§ Requirement
Leave the pictures out and quote every line from the start of the listing to the line with "0.1, 0, 0.1]", inclusive.

---------- Data block

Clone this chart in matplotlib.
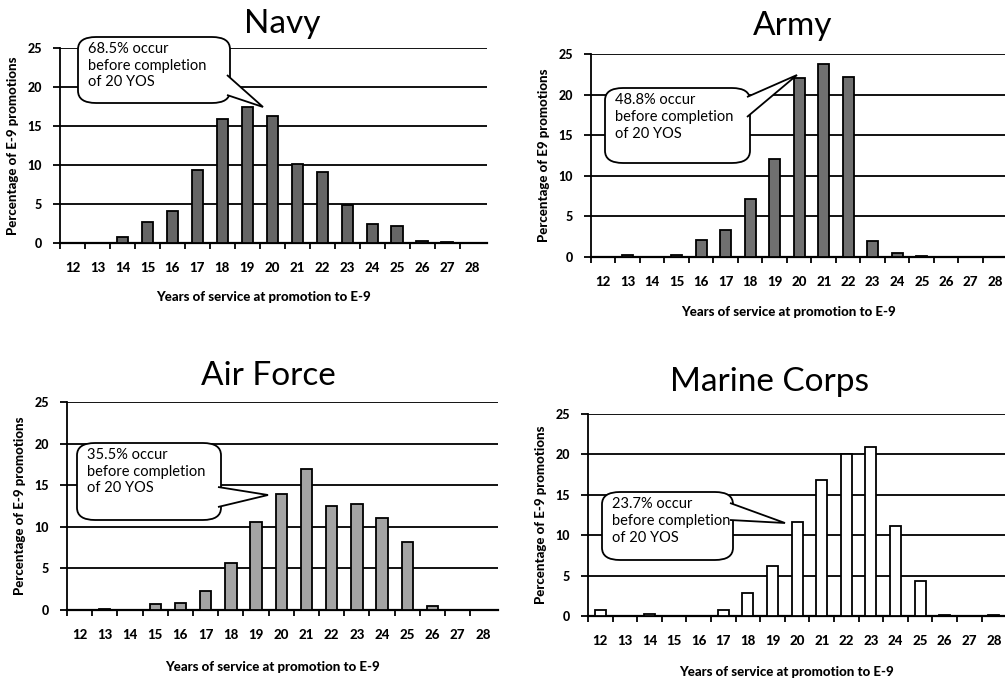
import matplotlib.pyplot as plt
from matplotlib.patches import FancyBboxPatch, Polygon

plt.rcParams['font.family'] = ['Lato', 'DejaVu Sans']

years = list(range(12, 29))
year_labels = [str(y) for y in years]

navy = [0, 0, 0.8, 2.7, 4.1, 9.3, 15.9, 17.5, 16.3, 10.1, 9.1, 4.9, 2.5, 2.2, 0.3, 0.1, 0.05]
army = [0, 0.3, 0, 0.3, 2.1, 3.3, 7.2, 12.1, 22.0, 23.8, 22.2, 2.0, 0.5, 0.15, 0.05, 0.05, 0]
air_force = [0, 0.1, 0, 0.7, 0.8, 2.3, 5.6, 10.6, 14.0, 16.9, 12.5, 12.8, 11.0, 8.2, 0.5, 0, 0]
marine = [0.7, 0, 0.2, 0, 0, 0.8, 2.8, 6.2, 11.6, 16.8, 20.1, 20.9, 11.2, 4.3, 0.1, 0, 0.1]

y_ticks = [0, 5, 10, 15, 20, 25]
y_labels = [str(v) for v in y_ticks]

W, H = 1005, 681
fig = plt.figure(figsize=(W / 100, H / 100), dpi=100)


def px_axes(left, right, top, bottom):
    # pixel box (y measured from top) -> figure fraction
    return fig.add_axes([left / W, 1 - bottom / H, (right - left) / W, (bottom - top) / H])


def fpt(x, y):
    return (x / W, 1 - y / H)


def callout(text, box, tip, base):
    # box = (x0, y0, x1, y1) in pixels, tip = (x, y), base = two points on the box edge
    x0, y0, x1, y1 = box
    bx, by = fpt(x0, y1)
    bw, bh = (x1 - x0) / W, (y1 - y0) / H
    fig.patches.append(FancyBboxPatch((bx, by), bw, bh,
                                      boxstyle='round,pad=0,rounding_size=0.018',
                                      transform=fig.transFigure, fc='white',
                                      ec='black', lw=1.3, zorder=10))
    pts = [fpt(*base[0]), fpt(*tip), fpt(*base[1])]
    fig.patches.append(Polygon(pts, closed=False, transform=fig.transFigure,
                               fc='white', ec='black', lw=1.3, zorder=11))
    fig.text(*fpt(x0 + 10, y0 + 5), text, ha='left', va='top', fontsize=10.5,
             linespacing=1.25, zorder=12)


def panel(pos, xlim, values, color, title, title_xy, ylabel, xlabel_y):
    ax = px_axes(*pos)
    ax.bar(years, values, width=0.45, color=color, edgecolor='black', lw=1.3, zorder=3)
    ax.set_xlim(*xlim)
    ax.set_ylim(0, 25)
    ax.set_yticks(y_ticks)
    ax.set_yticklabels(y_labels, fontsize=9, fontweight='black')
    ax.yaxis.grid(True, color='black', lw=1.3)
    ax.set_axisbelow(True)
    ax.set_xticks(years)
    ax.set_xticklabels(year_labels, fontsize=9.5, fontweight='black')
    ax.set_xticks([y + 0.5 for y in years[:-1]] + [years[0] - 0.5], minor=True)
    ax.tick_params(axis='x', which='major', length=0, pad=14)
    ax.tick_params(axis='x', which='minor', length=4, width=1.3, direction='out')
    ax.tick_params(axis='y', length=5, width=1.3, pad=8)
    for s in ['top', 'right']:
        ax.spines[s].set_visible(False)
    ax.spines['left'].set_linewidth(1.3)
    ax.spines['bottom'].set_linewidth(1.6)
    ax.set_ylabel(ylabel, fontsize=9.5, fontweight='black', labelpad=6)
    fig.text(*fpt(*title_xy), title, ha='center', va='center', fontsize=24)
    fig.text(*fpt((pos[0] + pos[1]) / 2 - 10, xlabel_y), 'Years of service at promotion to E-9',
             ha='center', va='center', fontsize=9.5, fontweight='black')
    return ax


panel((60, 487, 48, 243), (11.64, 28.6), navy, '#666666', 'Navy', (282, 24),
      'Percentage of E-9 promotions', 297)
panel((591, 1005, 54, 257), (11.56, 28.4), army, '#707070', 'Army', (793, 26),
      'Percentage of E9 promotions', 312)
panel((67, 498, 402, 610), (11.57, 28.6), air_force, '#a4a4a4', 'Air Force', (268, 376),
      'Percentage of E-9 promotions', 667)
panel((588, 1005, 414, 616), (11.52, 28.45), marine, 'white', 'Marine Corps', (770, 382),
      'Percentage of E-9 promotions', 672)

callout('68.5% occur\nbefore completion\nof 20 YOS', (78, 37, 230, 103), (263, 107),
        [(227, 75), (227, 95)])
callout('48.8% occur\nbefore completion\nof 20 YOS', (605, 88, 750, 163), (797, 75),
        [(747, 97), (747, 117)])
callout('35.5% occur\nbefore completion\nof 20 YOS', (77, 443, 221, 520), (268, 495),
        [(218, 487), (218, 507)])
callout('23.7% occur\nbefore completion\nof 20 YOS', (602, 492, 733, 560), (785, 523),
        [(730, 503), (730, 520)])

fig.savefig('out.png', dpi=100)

--------------------

§ Written response
Clone this chart in matplotlib.
import matplotlib.pyplot as plt
from matplotlib.patches import FancyBboxPatch, Polygon

plt.rcParams['font.family'] = ['Lato', 'DejaVu Sans']

years = list(range(12, 29))
year_labels = [str(y) for y in years]

navy = [0, 0, 0.8, 2.7, 4.1, 9.3, 15.9, 17.5, 16.3, 10.1, 9.1, 4.9, 2.5, 2.2, 0.3, 0.1, 0.05]
army = [0, 0.3, 0, 0.3, 2.1, 3.3, 7.2, 12.1, 22.0, 23.8, 22.2, 2.0, 0.5, 0.15, 0.05, 0.05, 0]
air_force = [0, 0.1, 0, 0.7, 0.8, 2.3, 5.6, 10.6, 14.0, 16.9, 12.5, 12.8, 11.0, 8.2, 0.5, 0, 0]
marine = [0.7, 0, 0.2, 0, 0, 0.8, 2.8, 6.2, 11.6, 16.8, 20.1, 20.9, 11.2, 4.3, 0.1, 0, 0.1]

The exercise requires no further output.